THE TASK: Retype the opening lines of the data exactly, stopping after the line that contains "align=center, inner sep=0pt]". Skip every picture.

╭─ PROVIDED MATERIAL

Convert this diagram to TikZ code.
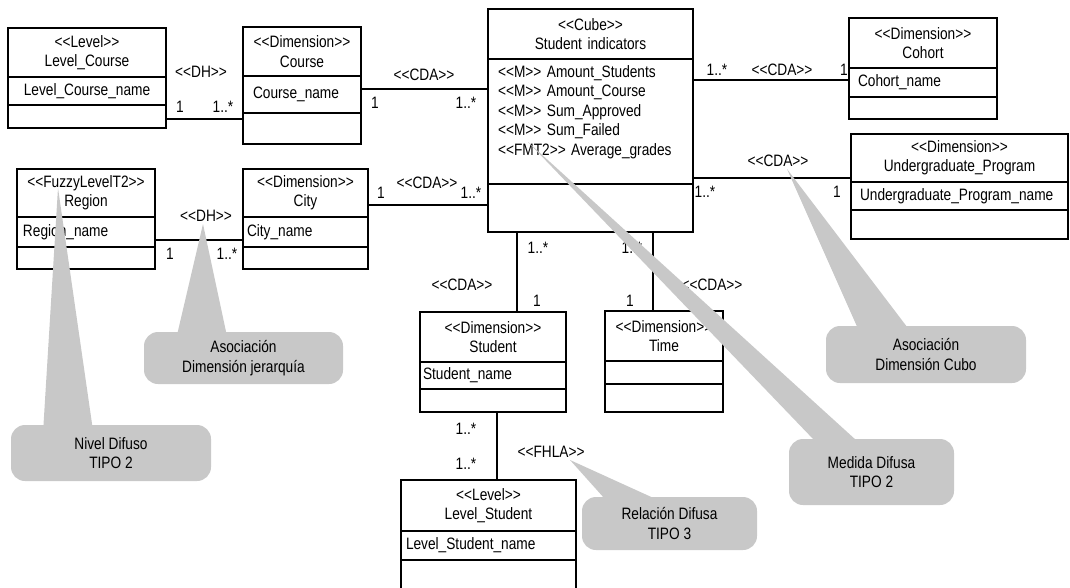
\documentclass[tikz,border=0pt]{standalone}
\usepackage{fontspec}
\setmainfont{Liberation Sans}[FakeStretch=0.83,Ligatures=TeXOff]
\usepackage{tikz}
\usetikzlibrary{positioning,calc}
\definecolor{notegray}{RGB}{200,200,200}
\tikzstyle{head} = [draw, align=center, inner xsep=5pt, inner ysep=0pt, outer sep=0pt, anchor=north]
\tikzstyle{comp} = [draw, align=left, inner ysep=0pt, outer sep=0pt]
\tikzstyle{lbl} = [anchor=base, inner sep=0pt]
\tikzstyle{tie} = [line cap=rect]
\tikzstyle{note} = [fill=notegray, rounded corners=14pt, align=center, inner sep=0pt]

\begin{document}
\begin{tikzpicture}[x=1pt, y=-1pt, line width=1.2pt, font=\fontsize{16.5}{19.4}\selectfont]
	\useasboundingbox (0,0) rectangle (1070,587);
	% classes
	\node (lc) [head, text width=148pt, minimum height=49pt] at (87,28) {<<Level>>\\Level\_Course};
	\node (lcA) [comp, align=center, inner xsep=5pt, text width=148pt, minimum height=28pt, below=0pt of lc] {Level\_Course\_name};
	\node (lcO) [comp, inner xsep=5pt, text width=148pt, minimum height=23pt, below=0pt of lcA] {};
	%
	\node (co) [head, text width=108pt, minimum height=49pt] at (302,27) {<<Dimension>>\\Course};
	\node (coA) [comp, inner xsep=10pt, text width=98pt, minimum height=37pt, below=0pt of co] {Course\_name};
	\node (coO) [comp, inner xsep=10pt, text width=98pt, minimum height=31pt, below=0pt of coA] {};
	%
	\node (cube) [head, text width=195pt, minimum height=50pt] at (590.5,9) {<<Cube>>\\Student indicators};
	\node (cubeA) [comp, inner xsep=10pt, text width=185pt, minimum height=125pt, text depth=100pt, below=0pt of cube]
		{<<M>> Amount\_Students\\<<M>> Amount\_Course\\<<M>> Sum\_Approved\\<<M>> Sum\_Failed\\<<FMT2>> Average\_grades};
	\node (cubeO) [comp, inner xsep=10pt, text width=185pt, minimum height=48pt, below=0pt of cubeA] {};
	%
	\node (ch) [head, text width=138pt, minimum height=50pt] at (923,18) {<<Dimension>>\\Cohort};
	\node (chA) [comp, inner xsep=9pt, text width=130pt, minimum height=29pt, below=0pt of ch] {Cohort\_name};
	\node (chO) [comp, inner xsep=9pt, text width=130pt, minimum height=22pt, below=0pt of chA] {};
	%
	\node (ug) [head, text width=207pt, minimum height=48pt] at (959.5,134) {<<Dimension>>\\Undergraduate\_Program};
	\node (ugA) [comp, inner xsep=9pt, text width=199pt, minimum height=28pt, below=0pt of ug] {Undergraduate\_Program\_name};
	\node (ugO) [comp, inner xsep=9pt, text width=199pt, minimum height=29pt, below=0pt of ugA] {};
	%
	\node (rg) [head, text width=128pt, minimum height=48pt] at (86,169) {<<FuzzyLevelT2>>\\Region};
	\node (rgA) [comp, inner xsep=6pt, text width=126pt, minimum height=30pt, below=0pt of rg] {Region\_name};
	\node (rgO) [comp, inner xsep=6pt, text width=126pt, minimum height=22pt, below=0pt of rgA] {};
	%
	\node (ci) [head, text width=115pt, minimum height=48pt] at (305.5,169) {<<Dimension>>\\City};
	\node (ciA) [comp, inner xsep=4pt, text width=117pt, minimum height=30pt, below=0pt of ci] {City\_name};
	\node (ciO) [comp, inner xsep=4pt, text width=117pt, minimum height=22pt, below=0pt of ciA] {};
	%
	\node (st) [head, text width=136pt, minimum height=50pt] at (493,312) {<<Dimension>>\\Student};
	\node (stA) [comp, inner xsep=3pt, text width=140pt, minimum height=27pt, below=0pt of st] {Student\_name};
	\node (stO) [comp, inner xsep=3pt, text width=140pt, minimum height=23pt, below=0pt of stA] {};
	%
	\node (ti) [head, text width=108pt, minimum height=50pt] at (664,311) {<<Dimension>>\\Time};
	\node (tiA) [comp, inner xsep=5pt, text width=108pt, minimum height=23pt, below=0pt of ti] {};
	\node (tiO) [comp, inner xsep=5pt, text width=108pt, minimum height=28pt, below=0pt of tiA] {};
	%
	\node (ls) [head, text width=165pt, minimum height=51pt] at (488.5,480) {<<Level>>\\Level\_Student};
	\node (lsA) [comp, inner xsep=5pt, text width=165pt, minimum height=29pt, below=0pt of ls] {Level\_Student\_name};
	\node (lsO) [comp, inner xsep=5pt, text width=165pt, minimum height=40pt, below=0pt of lsA] {};
	%
	% associations
	\draw [tie] ([yshift=-2.5pt]lcO.east) -- ([yshift=-2.5pt]lcO.east -| coO.west);
	\draw [tie] ([yshift=5.5pt]coA.east) -- ([yshift=5.5pt]coA.east -| cube.west);
	\draw [tie] ([yshift=-12pt]ci.east) -- ([yshift=-12pt]ci.east -| cube.west);
	\draw [tie] ([yshift=2.5pt]chA.west -| cube.east) -- ([yshift=2.5pt]chA.west);
	\draw [tie] ([yshift=4pt]ugA.north west -| cube.east) -- ([yshift=4pt]ugA.north west);
	\draw [tie] ([yshift=-8pt]rgA.east) -- ([yshift=-8pt]rgA.east -| ciA.west);
	\draw [tie] ([xshift=24pt]st.north) -- ([xshift=24pt]st.north |- cubeO.south);
	\draw [tie] ([xshift=-11pt]ti.north) -- ([xshift=-11pt]ti.north |- cubeO.south);
	\draw [tie] ([xshift=4pt]stO.south) -- ([xshift=4pt]stO.south |- ls.north);
	%
	% labels
	\node (dh1) [lbl] at (201,77) {<<DH>>};
	\node (dh1a) [lbl] at (180,112) {1};
	\node (dh1b) [lbl] at (223,112) {1..*};
	\node (cda1) [lbl] at (424,80) {<<CDA>>};
	\node (cda1a) [lbl] at (375,108) {1};
	\node (cda1b) [lbl] at (466,108) {1..*};
	\node (cda2) [lbl] at (427,188) {<<CDA>>};
	\node (cda2a) [lbl] at (381,198) {1};
	\node (cda2b) [lbl] at (471,198) {1..*};
	\node (cda3) [lbl] at (782,75) {<<CDA>>};
	\node (cda3a) [lbl] at (717,75) {1..*};
	\node (cda3b) [lbl] at (844,75) {1};
	\node (cda4) [lbl] at (778,166) {<<CDA>>};
	\node (cda4a) [lbl] at (705,197) {1..*};
	\node (cda4b) [lbl] at (837,197) {1};
	\node (dh2) [lbl] at (206,221) {<<DH>>};
	\node (dh2a) [lbl] at (170,259) {1};
	\node (dh2b) [lbl] at (227,259) {1..*};
	\node (cda5) [lbl] at (462,290) {<<CDA>>};
	\node (cda5a) [lbl] at (538,253) {1..*};
	\node (cda5b) [lbl] at (537,306) {1};
	\node (cda6) [lbl] at (712,290) {<<CDA>>};
	\node (cda6a) [lbl] at (632,253) {1..*};
	\node (cda6b) [lbl] at (630,306) {1};
	\node (fhla) [lbl] at (551,457) {<<FHLA>>};
	\node (fhlaa) [lbl] at (466,434) {1..*};
	\node (fhlab) [lbl] at (466,469) {1..*};
	%
	% notes
	\node (nivel) [note, minimum width=200pt, minimum height=56pt] at (111,453) {Nivel Difuso\\TIPO 2};
	\node (jerar) [note, minimum width=199pt, minimum height=52pt] at (243.5,358) {Asociación\\Dimensión jerarquía};
	\node (cubo) [note, minimum width=200pt, minimum height=57pt] at (926,354.5) {Asociación\\Dimensión Cubo};
	\node (medida) [note, minimum width=165pt, minimum height=66pt] at (871.5,472) {Medida Difusa\\TIPO 2};
	\node (relac) [note, minimum width=175pt, minimum height=53pt] at (669.5,523.5) {Relación Difusa\\TIPO 3};
	\coordinate (nivelTip) at (58,188);
	\coordinate (jerarTip) at (203,224);
	\coordinate (cuboTip) at (787,169);
	\coordinate (medidaTip) at (528,142);
	\coordinate (relacTip) at (570,460);
	\fill [notegray] (nivelTip) -- ($(nivel.north west)+(33,2)$) -- ($(nivel.north west)+(82,2)$) -- cycle;
	\fill [notegray] (jerarTip) -- ($(jerar.north west)+(34,2)$) -- ($(jerar.north west)+(83,2)$) -- cycle;
	\fill [notegray] (cuboTip) -- ($(cubo.north west)+(32,2)$) -- ($(cubo.north west)+(82,2)$) -- cycle;
	\fill [notegray] (medidaTip) -- ($(medida.north west)+(26,2)$) -- ($(medida.north west)+(68,2)$) -- cycle;
	\fill [notegray] (relacTip) -- ($(relac.north west)+(23,2)$) -- ($(relac.north west)+(73,2)$) -- cycle;
\end{tikzpicture}
\end{document}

╰─

OUTPUT OF THE TASK:
Convert this diagram to TikZ code.
\documentclass[tikz,border=0pt]{standalone}
\usepackage{fontspec}
\setmainfont{Liberation Sans}[FakeStretch=0.83,Ligatures=TeXOff]
\usepackage{tikz}
\usetikzlibrary{positioning,calc}
\definecolor{notegray}{RGB}{200,200,200}
\tikzstyle{head} = [draw, align=center, inner xsep=5pt, inner ysep=0pt, outer sep=0pt, anchor=north]
\tikzstyle{comp} = [draw, align=left, inner ysep=0pt, outer sep=0pt]
\tikzstyle{lbl} = [anchor=base, inner sep=0pt]
\tikzstyle{tie} = [line cap=rect]
\tikzstyle{note} = [fill=notegray, rounded corners=14pt, align=center, inner sep=0pt]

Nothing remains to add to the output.